His injuries are the result of a misstep in the dark. Sergeant
Santiago, a chemical and biological weapons expert, was patrolling a
berm on the Iraq-Kuwait border when a firefight between American and
Iraqi troops broke out in the distance. He was watching through his
binoculars when a comrade called out his name. Pivoting in the
blackness, he misjudged the edge of the wall and plummeted head first
into the sand below.
After regaining consciousness, he hauled himself up, ignoring calls to
await a medic and shouting, he recalled, “I’m fine! I guess
I have two left feet!”
Sergeant Santiago would gradually lose the attributes that made him a
prized member of his team, which was searching for unconventional
weapons. He could hide the pain and numbness in his limbs, but his
fellow soldiers noticed that he was repeating himself and forgetting
orders. It was during an ambush in Karbala, when Sergeant
Santiago’s leaden legs would not let him flee his vehicle, that
he had to admit there was something wrong.
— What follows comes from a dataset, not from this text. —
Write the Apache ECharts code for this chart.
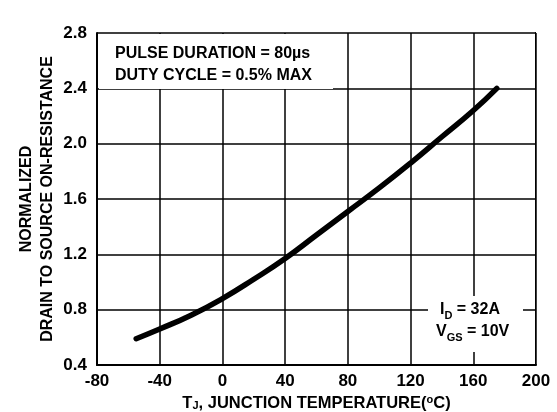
<!DOCTYPE html>
<html>
<head>
    <meta charset="utf-8">
    <title>Normalized on-resistance vs junction temperature</title>
    <script src="https://cdn.jsdelivr.net/npm/echarts@6/dist/echarts.min.js"></script>
    <style>
        html, body { margin: 0; padding: 0; background: #fff; }
        #main { width: 557px; height: 412px; }
    </style>
</head>
<body>
<div id="main"></div>
<script type="text/javascript">
    // junction temperature (degC) and normalized Rds(on)
    var tempC = [-55, -40, -20, 0, 20, 40, 60, 80, 100, 120, 140, 160, 175];
    var rdsNorm = [0.59, 0.66, 0.76, 0.88, 1.02, 1.17, 1.34, 1.51, 1.68, 1.86, 2.05, 2.24, 2.40];
    var xTicks = [-80, -40, 0, 40, 80, 120, 160, 200];
    var yTicks = [0.4, 0.8, 1.2, 1.6, 2.0, 2.4, 2.8];

    var pts = [];
    for (let i = 0; i < tempC.length; i++) {
        pts.push([tempC[i], rdsNorm[i]]);
    }

    var font = 'Liberation Sans, Arial, sans-serif';
    var myChart = echarts.init(document.getElementById('main'));

    var option = {
        animation: false,
        backgroundColor: '#fff',
        grid: { left: 97, right: 21, top: 33, bottom: 47, outerBoundsMode: 'none' },
        xAxis: {
            type: 'value',
            min: xTicks[0], max: xTicks[xTicks.length - 1], interval: 40,
            axisLine: { onZero: false, lineStyle: { color: '#000', width: 2 } },
            axisTick: { show: false },
            splitLine: { lineStyle: { color: '#000', width: 1.5 } },
            axisLabel: { color: '#000', fontFamily: font, fontWeight: 'bold', fontSize: 17, margin: 8 },
            name: '{n|T}{sub|J}{n|, JUNCTION TEMPERATURE(}{sup|o}{n|C)}',
            nameLocation: 'middle',
            nameGap: 22,
            nameTextStyle: {
                rich: {
                    n: { fontFamily: font, fontWeight: 'bold', fontSize: 16.5, color: '#000' },
                    sub: { fontFamily: font, fontWeight: 'bold', fontSize: 11, color: '#000', verticalAlign: 'bottom', padding: [6, 0, 0, 0] },
                    sup: { fontFamily: font, fontWeight: 'bold', fontSize: 11, color: '#000', verticalAlign: 'top', padding: [0, 0, 6, 0] }
                }
            }
        },
        yAxis: {
            type: 'value',
            min: yTicks[0], max: yTicks[yTicks.length - 1], interval: 0.4,
            axisLine: { show: true, onZero: false, lineStyle: { color: '#000', width: 2 } },
            axisTick: { show: false },
            splitLine: { lineStyle: { color: '#000', width: 1.5 } },
            axisLabel: {
                color: '#000', fontFamily: font, fontWeight: 'bold', fontSize: 17, margin: 10,
                formatter: function (v) { return v.toFixed(1); }
            },
            name: 'NORMALIZED\nDRAIN TO SOURCE ON-RESISTANCE',
            nameLocation: 'middle',
            nameGap: 39,
            nameMoveOverlap: false,
            nameTextStyle: { fontFamily: font, fontWeight: 'bold', fontSize: 16, color: '#000', lineHeight: 21 }
        },
        graphic: [
            // right edge of the frame
            { type: 'rect', shape: { x: 535, y: 32, width: 1, height: 333 }, style: { fill: '#000' }, z: 5 },
            // test condition boxes
            { type: 'rect', shape: { x: 99, y: 34, width: 234, height: 55 }, style: { fill: '#fff' }, z: 10 },
            {
                type: 'text', left: 115, top: 43, z: 11,
                style: {
                    text: 'PULSE DURATION = 80\u00b5s\nDUTY CYCLE = 0.5% MAX',
                    font: 'bold 16px ' + font, fill: '#000', lineHeight: 22
                }
            },
            { type: 'rect', shape: { x: 428, y: 296, width: 95, height: 56 }, style: { fill: '#fff' }, z: 10 },
            {
                type: 'text', left: 436, top: 302, z: 11,
                style: {
                    text: '{a|}{n|I}{sub|D}{n| = 32A}\n{n|V}{sub|GS}{n| = 10V}',
                    rich: {
                        a: { width: 4 },
                        n: { font: 'bold 16px ' + font, fill: '#000', lineHeight: 22 },
                        sub: { font: 'bold 11px ' + font, fill: '#000', verticalAlign: 'bottom', padding: [7, 0, 0, 0] }
                    },
                    align: 'left'
                }
            }
        ],
        series: [{
            type: 'line',
            data: pts,
            smooth: true,
            symbol: 'none',
            lineStyle: { color: '#000', width: 5.5, cap: 'round' },
            z: 20
        }]
    };

    myChart.setOption(option);
</script>
</body>
</html>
He flew back to the United States, and a series of tests revealed
jangled vertebrae, swelling in his brain and tears in the lining of his
hip joint. He underwent emergency surgery — cutting out a section
of his skull to relieve the pressure on his brain — but by then,
the damage had been done.
He easily snapped into fits of rage, he urinated uncontrollably and he
became obsessed with cleanliness. Sometimes he forgot he had taken his
medication moments earlier and would take a second dose. He spent days
in pain, curled up in a fetal position. Any noise worsened his agony,
so he avoided his family.
“I became pretty intolerable,” he said. His wife, Stacy,
said she flirted with divorce, but since last year, when he had a
device implanted in his brain to help neutralize the pain, Sergeant
Santiago has become more even keeled.
“I feel like I married two different men,” said Ms.
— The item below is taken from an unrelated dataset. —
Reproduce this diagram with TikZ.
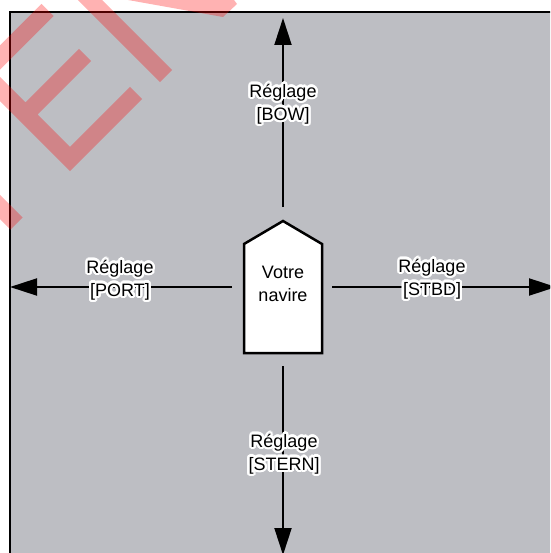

Santiago, 37, taking a break from her baking duties at the cookie
store. “Joe before the war and Joe after the war.”
Sergeant Santiago, who spent much of his enlisted life based at Fort
Drum in Watertown, N.Y., and — in addition to Iraq — served
in Afghanistan, Bosnia and Germany, said that he would prefer to stay
in the Army, but he has been told by officials that that will not be
possible.
“He can’t do anything,” Ms. Santiago said. “He
can’t mow the lawn, shovel snow or lift anything over 10
pounds.”
Facing life in the civilian world, he decided that starting his own
business with his wife might be the only way to support his family. But
then he encountered another round of problems. He spent his
family’s savings to buy the Nestle franchise and applied for a
business loan to pay for construction of the store. More than a year
later, with renovations on the store under way, his loan application
was rejected, he said, because bank officers were worried that his
disability made him a credit risk.
The Santiagos found the Veterans Corporation, a nonprofit group that
helps veterans start businesses. James Mingey, an advocate and disabled
Vietnam War veteran, took up his case and convinced the bank that
denying the loan would be create more trouble than it was worth.
The cafe’s christening two weeks ago was a bittersweet affair.
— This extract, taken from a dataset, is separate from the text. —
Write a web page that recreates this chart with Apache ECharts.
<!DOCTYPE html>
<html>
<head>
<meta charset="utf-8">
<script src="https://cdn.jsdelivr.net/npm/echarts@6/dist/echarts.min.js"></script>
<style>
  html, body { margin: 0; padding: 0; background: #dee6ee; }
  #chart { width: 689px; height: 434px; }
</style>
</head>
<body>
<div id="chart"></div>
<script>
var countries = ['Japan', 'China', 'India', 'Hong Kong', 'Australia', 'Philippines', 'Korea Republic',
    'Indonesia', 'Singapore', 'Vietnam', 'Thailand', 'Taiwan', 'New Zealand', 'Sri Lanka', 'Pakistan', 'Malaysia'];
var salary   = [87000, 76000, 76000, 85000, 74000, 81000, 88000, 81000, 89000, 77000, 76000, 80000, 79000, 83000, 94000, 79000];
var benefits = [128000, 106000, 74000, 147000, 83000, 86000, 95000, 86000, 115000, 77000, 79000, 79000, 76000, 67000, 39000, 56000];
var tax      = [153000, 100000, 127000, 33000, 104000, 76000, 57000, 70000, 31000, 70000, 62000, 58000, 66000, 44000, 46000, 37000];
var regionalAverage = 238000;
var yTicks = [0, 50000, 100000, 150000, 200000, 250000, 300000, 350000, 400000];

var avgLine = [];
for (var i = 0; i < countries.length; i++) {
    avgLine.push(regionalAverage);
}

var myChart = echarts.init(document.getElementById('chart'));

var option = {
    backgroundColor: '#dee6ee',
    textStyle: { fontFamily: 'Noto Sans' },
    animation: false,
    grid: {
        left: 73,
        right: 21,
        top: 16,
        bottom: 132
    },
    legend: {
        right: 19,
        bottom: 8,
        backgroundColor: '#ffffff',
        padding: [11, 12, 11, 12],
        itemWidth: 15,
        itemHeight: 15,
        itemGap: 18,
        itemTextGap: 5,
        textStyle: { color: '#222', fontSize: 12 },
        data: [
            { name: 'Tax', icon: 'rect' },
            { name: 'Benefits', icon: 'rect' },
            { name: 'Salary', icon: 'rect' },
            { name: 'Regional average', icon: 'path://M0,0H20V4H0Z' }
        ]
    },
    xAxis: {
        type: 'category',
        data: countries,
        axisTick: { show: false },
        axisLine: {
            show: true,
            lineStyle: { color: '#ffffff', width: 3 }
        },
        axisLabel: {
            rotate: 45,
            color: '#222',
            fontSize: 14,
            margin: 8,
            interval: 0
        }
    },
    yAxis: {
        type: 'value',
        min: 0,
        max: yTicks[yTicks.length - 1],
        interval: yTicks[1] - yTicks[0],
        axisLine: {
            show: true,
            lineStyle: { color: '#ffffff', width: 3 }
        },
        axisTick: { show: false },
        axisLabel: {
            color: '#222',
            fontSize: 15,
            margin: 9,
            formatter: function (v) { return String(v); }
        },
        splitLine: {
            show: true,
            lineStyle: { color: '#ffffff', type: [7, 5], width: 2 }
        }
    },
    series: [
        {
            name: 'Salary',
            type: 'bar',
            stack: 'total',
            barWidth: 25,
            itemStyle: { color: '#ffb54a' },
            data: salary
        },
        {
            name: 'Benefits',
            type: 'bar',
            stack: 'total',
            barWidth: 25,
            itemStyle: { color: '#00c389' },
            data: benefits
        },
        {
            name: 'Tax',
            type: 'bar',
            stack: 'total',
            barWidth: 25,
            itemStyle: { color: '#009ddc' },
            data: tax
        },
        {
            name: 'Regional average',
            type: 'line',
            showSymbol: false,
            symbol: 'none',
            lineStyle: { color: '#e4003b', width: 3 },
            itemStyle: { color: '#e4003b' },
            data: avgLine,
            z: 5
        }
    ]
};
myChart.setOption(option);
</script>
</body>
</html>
Men in military fatigues streamed in to show their support while
Sergeant Santiago talked about the impending round of surgeries he
faced and his hope of somehow staying in the military.
As he spoke, his leg bounced like a piston and his face was contorted,
a response, his wife explained, to the mounting pain. “By 7
o’clock,” she said. “I’ll have to take him
home, and he’ll be curled up in a ball.”
When he went outside to smoke a cigarette — he burns through a
pack a day — Ms. Santiago sat down for a break. The business is
officially his, she said, but she does the work since her husband
spends most of his days going to physical therapy sessions or
doctor’s appointments.
“Sometimes I want to kill him, but we’ve all learned to
have patience,” she said wearily. “The only good thing is
that we fight, and 10 minutes later he forgets it ever happened.”